INPUT FOR THIS TASK ▸
┌──

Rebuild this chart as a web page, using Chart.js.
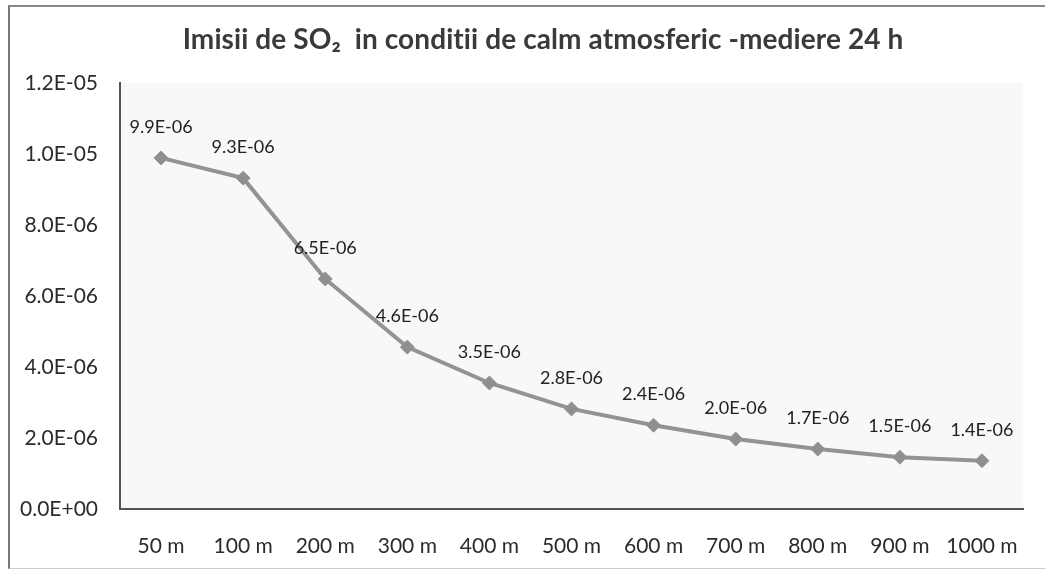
<!DOCTYPE html>
<html>
<head>
<meta charset="utf-8">
<script src="https://cdn.jsdelivr.net/npm/chart.js@4"></script>
<style>
  html, body { margin: 0; padding: 0; background: #fff; }
  #wrap { position: absolute; left: 0; top: 0; width: 1045px; height: 571px; }
  #frame { position: absolute; left: 8px; top: 5px; width: 1045px; height: 561px;
           border-left: 2px solid #777; border-top: 2px solid #888; border-bottom: 1px solid #ccc; }
</style>
</head>
<body>
<div id="wrap">
  <div id="frame"></div>
  <canvas id="so2Chart" width="1045" height="571"></canvas>
</div>
<script>
// distante fata de sursa
const distances = ["50 m", "100 m", "200 m", "300 m", "400 m", "500 m", "600 m", "700 m", "800 m", "900 m", "1000 m"];
// imisii SO2 (mediere 24 h)
const imisii = [9.89e-6, 9.32e-6, 6.48e-6, 4.56e-6, 3.55e-6, 2.82e-6, 2.36e-6, 1.97e-6, 1.69e-6, 1.46e-6, 1.36e-6];
const yTicks = [0, 2e-6, 4e-6, 6e-6, 8e-6, 1e-5, 1.2e-5];
const chartTitle = "Imisii de SO\u2082  in conditii de calm atmosferic -mediere 24 h";

const FONT = "Lato, 'DejaVu Sans Condensed', sans-serif";

// format stil Excel: 9.9E-06
function excelExp(v) {
  const s = Number(v).toExponential(1).toUpperCase();
  const [m, e] = s.split("E");
  const sign = e[0] === "-" ? "-" : "+";
  const digits = e.replace(/[+-]/, "").padStart(2, "0");
  return m + "E" + sign + digits;
}

// etichete de date deasupra punctelor
const pointLabels = {
  id: "pointLabels",
  afterDatasetsDraw(chart) {
    const ctx = chart.ctx;
    const meta = chart.getDatasetMeta(0);
    ctx.save();
    ctx.font = "18px " + FONT;
    ctx.fillStyle = "#222";
    ctx.textAlign = "center";
    ctx.textBaseline = "middle";
    meta.data.forEach((pt, i) => {
      ctx.fillText(excelExp(imisii[i]), pt.x, pt.y - 31);
    });
    ctx.restore();
  }
};

// fundal zona grafic + titlu
const plotBg = {
  id: "plotBg",
  beforeDraw(chart) {
    const { ctx, chartArea } = chart;
    ctx.save();
    ctx.fillStyle = "#f8f8f8";
    ctx.fillRect(chartArea.left, chartArea.top, chartArea.right - chartArea.left, chartArea.bottom - chartArea.top);
    ctx.font = "bold 28px " + FONT;
    ctx.letterSpacing = "0.1px";
    ctx.fillStyle = "#3a3a3a";
    ctx.textAlign = "center";
    ctx.textBaseline = "middle";
    ctx.fillText(chartTitle, 543, 40);
    ctx.restore();
  }
};

new Chart(document.getElementById("so2Chart"), {
  type: "line",
  data: {
    labels: distances,
    datasets: [{
      data: imisii,
      borderColor: "#939393",
      backgroundColor: "#8f8f8f",
      borderWidth: 4,
      pointStyle: "rectRot",
      pointRadius: 7,
      pointBorderWidth: 1,
      tension: 0
    }]
  },
  options: {
    responsive: false,
    animation: false,
    layout: { padding: { left: 0, right: 22, top: 83, bottom: 12 } },
    plugins: {
      legend: { display: false },
      tooltip: { enabled: false },
      title: { display: false }
    },
    scales: {
      x: {
        offset: true,
        grid: { display: false, drawTicks: false },
        border: { color: "#555", width: 2 },
        ticks: { color: "#2b2b2b", font: { family: FONT, size: 21 }, padding: 25, maxRotation: 0 },
        afterFit(scale) { scale.height = 50; }
      },
      y: {
        min: 0,
        max: 1.2e-5,
        afterBuildTicks(scale) { scale.ticks = yTicks.map(v => ({ value: v })); },
        afterFit(scale) { scale.width = 120; },
        grid: { display: false, drawTicks: false },
        border: { color: "#555", width: 2 },
        ticks: { color: "#2b2b2b", font: { family: FONT, size: 21 }, padding: 22, callback: v => excelExp(v) }
      }
    }
  },
  plugins: [plotBg, pointLabels]
});
</script>
</body>
</html>
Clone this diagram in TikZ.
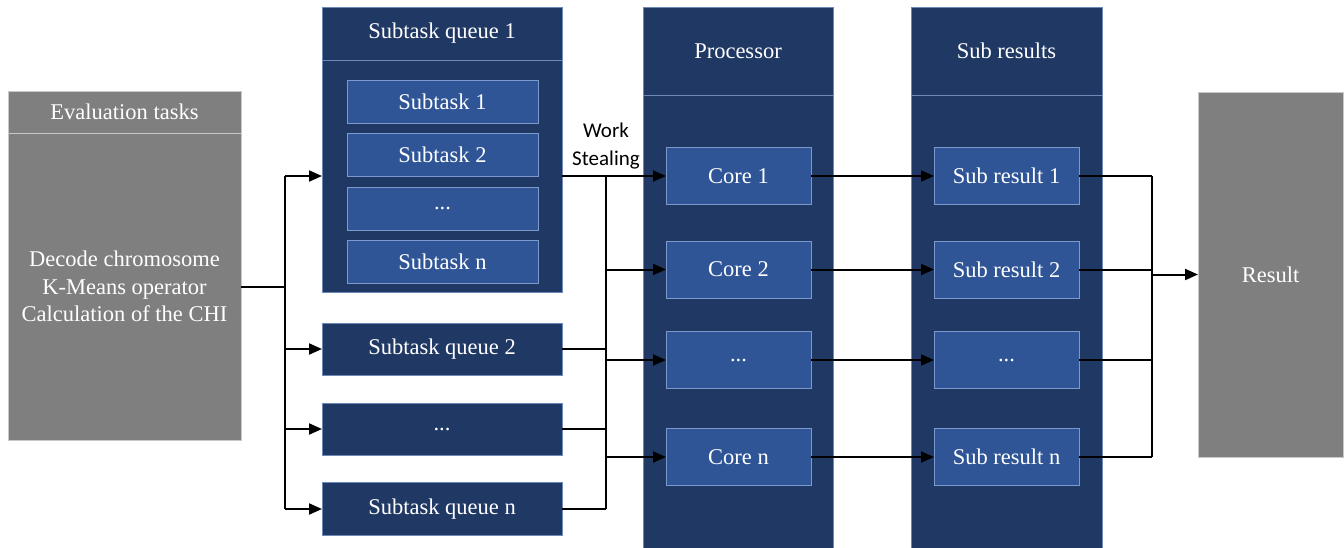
\documentclass[tikz,border=0pt]{standalone}
\usepackage{fontspec}
\setmainfont{Liberation Serif}
\newfontfamily\calib{Carlito}
\usetikzlibrary{arrows.meta}
\definecolor{navy}{RGB}{32,56,100}
\definecolor{midblue}{RGB}{47,85,151}
\definecolor{edgeblue}{RGB}{143,170,220}
\definecolor{gbox}{RGB}{127,127,127}
\definecolor{gedge}{RGB}{200,200,200}
\tikzset{
  base/.style={rectangle, inner sep=0pt, outer sep=0pt, text=white, align=center,
    font=\fontsize{22.5}{27.5}\selectfont},
  colbox/.style={base, fill=navy, draw=edgeblue!70!navy, line width=0.6pt},
  innerbox/.style={base, fill=midblue, draw=edgeblue!80!midblue, line width=0.7pt,
    minimum width=#1},
  innerbox/.default=145pt,
  graybox/.style={base, fill=gbox, draw=gedge, line width=0.6pt},
  wire/.style={line width=2pt, black},
  arr/.style={wire, -{Triangle[length=13pt,width=11pt]}},
}
\begin{document}
\begin{tikzpicture}[x=1pt,y=-1pt]
\useasboundingbox (0,0) rectangle (1344,547);

% Evaluation tasks
\node[graybox, minimum width=233pt, minimum height=42pt] (evalh) at (124.5,112) {Evaluation tasks};
\node[graybox, minimum width=233pt, minimum height=307pt] (evalb) at (124.5,286.5)
  {Decode chromosome\\K-Means operator\\Calculation of the CHI};

% Subtask queue 1
\node[colbox, minimum width=240pt, minimum height=53pt] (q1h) at (442,33.5) {Subtask queue 1};
\node[colbox, minimum width=240pt, minimum height=232pt] (q1b) at (442,176) {};
\node[innerbox=191pt, minimum height=43pt] (t1) at (442.5,101.5) {Subtask 1};
\node[innerbox=191pt, minimum height=43pt] (t2) at (442.5,155) {Subtask 2};
\node[innerbox=191pt, minimum height=43pt] (t3) at (442.5,208.5) {...};
\node[innerbox=191pt, minimum height=43pt] (tn) at (442.5,262) {Subtask n};

% Other queues
\node[colbox, minimum width=240pt, minimum height=52pt] (q2) at (442,349) {Subtask queue 2};
\node[colbox, minimum width=240pt, minimum height=52pt] (q3) at (442,429) {...};
\node[colbox, minimum width=240pt, minimum height=53pt] (qn) at (442,509) {Subtask queue n};

% Processor
\node[colbox, minimum width=190pt, minimum height=88pt] (ph) at (738,51) {Processor};
\node[colbox, minimum width=190pt, minimum height=454pt] (pb) at (738,322) {};
\node[innerbox, minimum height=57pt] (c1) at (738.5,176) {Core 1};
\node[innerbox, minimum height=57pt] (c2) at (738.5,269.5) {Core 2};
\node[innerbox, minimum height=57pt] (c3) at (738.5,360) {...};
\node[innerbox, minimum height=57pt] (cn) at (738.5,457) {Core n};

% Sub results
\node[colbox, minimum width=191pt, minimum height=88pt] (sh) at (1006.5,51) {Sub results};
\node[colbox, minimum width=191pt, minimum height=454pt] (sb) at (1006.5,322) {};
\node[innerbox, minimum height=57pt] (s1) at (1006.5,176) {Sub result 1};
\node[innerbox, minimum height=57pt] (s2) at (1006.5,269.5) {Sub result 2};
\node[innerbox, minimum height=57pt] (s3) at (1006.5,360) {...};
\node[innerbox, minimum height=57pt] (sn) at (1006.5,457) {Sub result n};

% Result
\node[graybox, minimum width=145pt, minimum height=365pt] (res) at (1270.5,274.5) {Result};

% Work stealing label
\node[align=center, inner sep=0pt, font=\calib\fontsize{21}{28.5}\selectfont] (ws) at (606,146) {Work\\Stealing};

% Left bus
\coordinate (lb) at (285,0);
\draw[wire] (evalb.east) -- (evalb.east -| lb);
\draw[wire] (lb |- q1b.west) -- (lb |- qn.west);
\draw[arr] (lb |- q1b.west) -- (q1b.west);
\draw[arr] (lb |- q2.west) -- (q2.west);
\draw[arr] (lb |- q3.west) -- (q3.west);
\draw[arr] (lb |- qn.west) -- (qn.west);

% Middle bus
\coordinate (mb) at (606,0);
\draw[arr] (q1b.east) -- (c1.west);
\draw[wire] (q2.east) -- (q2.east -| mb);
\draw[wire] (q3.east) -- (q3.east -| mb);
\draw[wire] (qn.east) -- (qn.east -| mb);
\draw[wire] (mb |- c1.west) -- (mb |- qn.east);
\draw[arr] (mb |- c2.west) -- (c2.west);
\draw[arr] (mb |- c3.west) -- (c3.west);
\draw[arr] (mb |- cn.west) -- (cn.west);

% Core to sub result
\draw[arr] (c1.east) -- (s1.west);
\draw[arr] (c2.east) -- (s2.west);
\draw[arr] (c3.east) -- (s3.west);
\draw[arr] (cn.east) -- (sn.west);

% Right bus
\coordinate (rb) at (1152,0);
\draw[wire] (s1.east) -- (s1.east -| rb);
\draw[wire] (s2.east) -- (s2.east -| rb);
\draw[wire] (s3.east) -- (s3.east -| rb);
\draw[wire] (sn.east) -- (sn.east -| rb);
\draw[wire] (rb |- s1.east) -- (rb |- sn.east);
\draw[arr] (rb |- res.west) -- (res.west);
\end{tikzpicture}
\end{document}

└──

TASK DIRECTIONS ▸
Print the line above containing "Clone this diagram in TikZ.", the line containing "minimum height=53pt] (qn)", and everything between them, exactly as written. Pictures stay out.

ANSWER TO THE EXERCISE ▸
Clone this diagram in TikZ.
\documentclass[tikz,border=0pt]{standalone}
\usepackage{fontspec}
\setmainfont{Liberation Serif}
\newfontfamily\calib{Carlito}
\usetikzlibrary{arrows.meta}
\definecolor{navy}{RGB}{32,56,100}
\definecolor{midblue}{RGB}{47,85,151}
\definecolor{edgeblue}{RGB}{143,170,220}
\definecolor{gbox}{RGB}{127,127,127}
\definecolor{gedge}{RGB}{200,200,200}
\tikzset{
  base/.style={rectangle, inner sep=0pt, outer sep=0pt, text=white, align=center,
    font=\fontsize{22.5}{27.5}\selectfont},
  colbox/.style={base, fill=navy, draw=edgeblue!70!navy, line width=0.6pt},
  innerbox/.style={base, fill=midblue, draw=edgeblue!80!midblue, line width=0.7pt,
    minimum width=#1},
  innerbox/.default=145pt,
  graybox/.style={base, fill=gbox, draw=gedge, line width=0.6pt},
  wire/.style={line width=2pt, black},
  arr/.style={wire, -{Triangle[length=13pt,width=11pt]}},
}
\begin{document}
\begin{tikzpicture}[x=1pt,y=-1pt]
\useasboundingbox (0,0) rectangle (1344,547);

% Evaluation tasks
\node[graybox, minimum width=233pt, minimum height=42pt] (evalh) at (124.5,112) {Evaluation tasks};
\node[graybox, minimum width=233pt, minimum height=307pt] (evalb) at (124.5,286.5)
  {Decode chromosome\\K-Means operator\\Calculation of the CHI};

% Subtask queue 1
\node[colbox, minimum width=240pt, minimum height=53pt] (q1h) at (442,33.5) {Subtask queue 1};
\node[colbox, minimum width=240pt, minimum height=232pt] (q1b) at (442,176) {};
\node[innerbox=191pt, minimum height=43pt] (t1) at (442.5,101.5) {Subtask 1};
\node[innerbox=191pt, minimum height=43pt] (t2) at (442.5,155) {Subtask 2};
\node[innerbox=191pt, minimum height=43pt] (t3) at (442.5,208.5) {...};
\node[innerbox=191pt, minimum height=43pt] (tn) at (442.5,262) {Subtask n};

% Other queues
\node[colbox, minimum width=240pt, minimum height=52pt] (q2) at (442,349) {Subtask queue 2};
\node[colbox, minimum width=240pt, minimum height=52pt] (q3) at (442,429) {...};
\node[colbox, minimum width=240pt, minimum height=53pt] (qn) at (442,509) {Subtask queue n};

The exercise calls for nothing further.